We’ve all got that one mate who lives their life a little differently. That one friend who enjoys a hot yoga session followed by some transcendental meditation instead of a few beers down the pub watching the footy.
Similar to vegans, they often love to tell you how yoga is the key to keeping in shape or how meditation is good for the mind, but a new study has found these new age practices are more likely to boost your ego than provide fuel for the soul.
In the first part of a two-phase study conducted by researchers in Germany and England, 93 yoga students responded to a questionnaire over a period of 15 weeks, assessing their self-enhancement, narcissistic tendencies and self-esteem after practising yoga.
Researchers found, unsurprisingly, that participants showed a higher sense of self-worth and self-enhancement an hour after practice. When answering the questions the students were more likely to say statements such as, “I am the most helpful person I know” and “I have a very positive influence on others,” when describing themselves.
The second phase of the researcher involved asking 162 meditation students to answer a similar questionnaire over a period of four weeks after they had meditated. Similar results were found, with students showing a higher feeling of self-enhancement an hour after meditating.
The biggest takeaway from this study is how the true meaning of yoga and meditation has changed over the years. Both yoga and meditation are ancient art forms focused on calming the soul, with yoga particularly used to pacify the ego and help individuals feel at one with themselves. These latest findings reveal Western-style yoga is no longer true to its South Asian heritage, with the real meaning behind the practice having been lost over the years.
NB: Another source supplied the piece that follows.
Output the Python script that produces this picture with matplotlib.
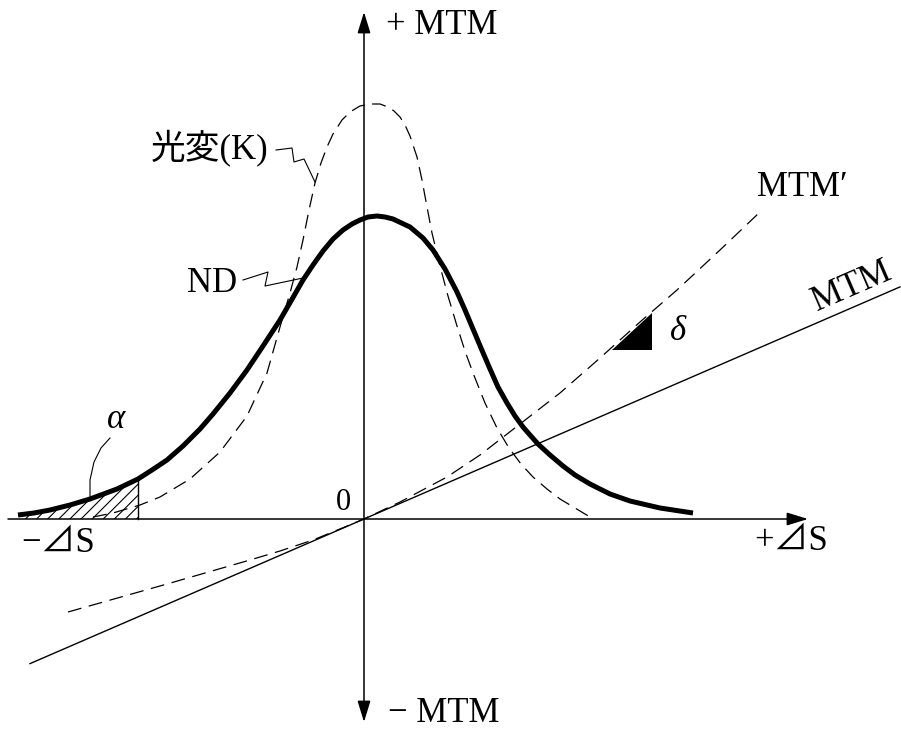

It’s not all bad, though, as self-enhancement goes hand-in-hand with people having high self-esteem and feeling good about themselves. Although this is only a short-term feeling, it does make people feel happier than the average Joe Blow. The downside is they are likely to be overconfident, braggadocios or condescending, exhibiting social behaviours that aren’t popular amongst their friends and family.
So if you’ve got an annoying friend who enjoys wearing activewear, performing the downward dog in public and telling you all about the joys of meditation, just remember there’s a scientific reason behind their feelings of self-righteousness.